Arrays are similar to lists; however, they must be declared. They are sometimes used in place of lists as they can be very compact and easy to apply mathematical operations to. In this course, we will primarily work with NumPy arrays, which will be discussed in more detail in a later module.

Classes

Classes are used to define specific types of objects in Python and are often described as templates. Once a class is defined, it can be copied and manipulated to create a subclass, which will inherit properties and methods from the parent class but can be altered for specific uses. We will not explore this topic in detail in this module, but will return to it in the next module. You will also see example uses of classes in later modules.

One use of classes is to define specialized data models and their associated methods and properties. For example, classes have been defined to work with digital map data.

Before moving one, I wanted to note which data types are mutable and which are immutable. Again, data or objects that are mutable can be altered after they are defined (such as adding a new element to a list).

Mutable types include lists, sets, and dictionaries.

Immutable types include boolean, integer, float, complex, string, and tuple.

Concluding Remarks

My goal here was to provide a basic introduction to Python. Again, w3school.com is a great resource for coders, scientists, and web developers if you want to explore additional examples and topics.

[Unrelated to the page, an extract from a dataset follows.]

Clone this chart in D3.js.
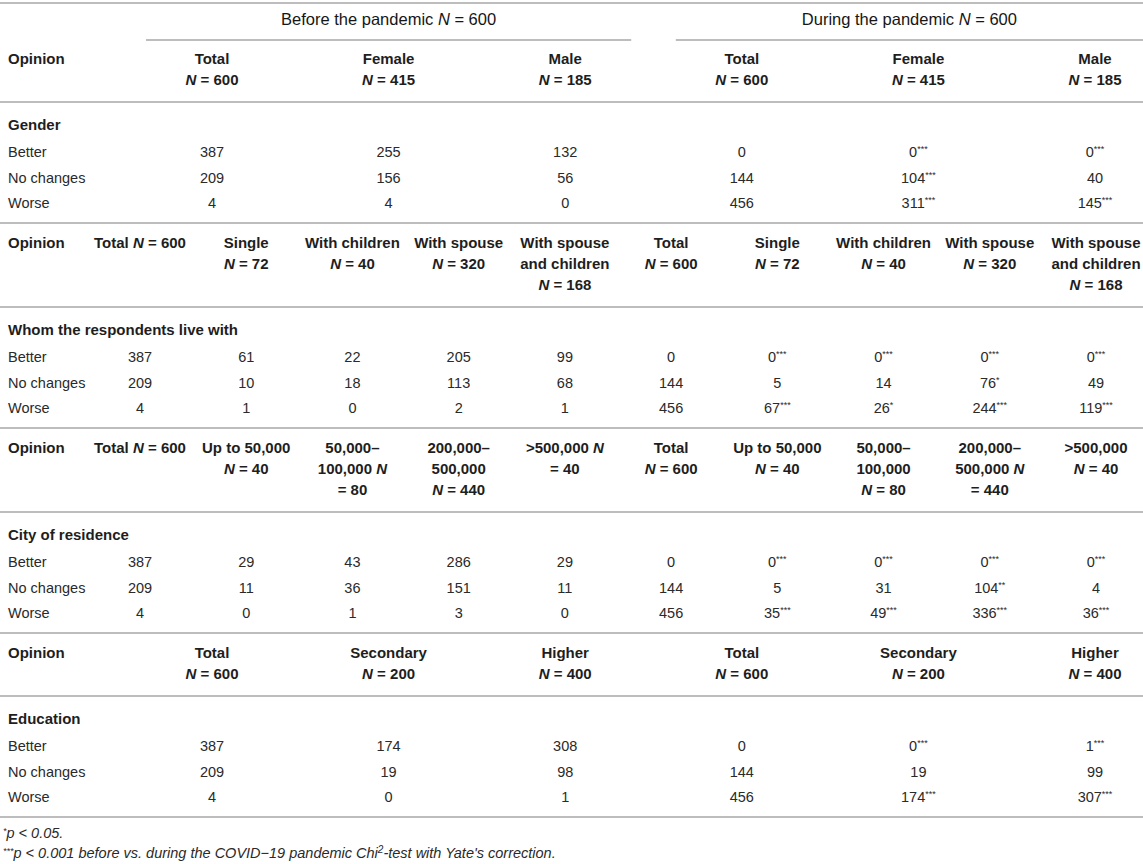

You likely do not feel comfortable with general Python yet. However, you will get practice while working through the remaining modules. I think you will find that a good grasp of the basics can go a long way.

In the next section, we will discuss more components of the Python languages including functions, control flow, loops, modules, and reading data from disk.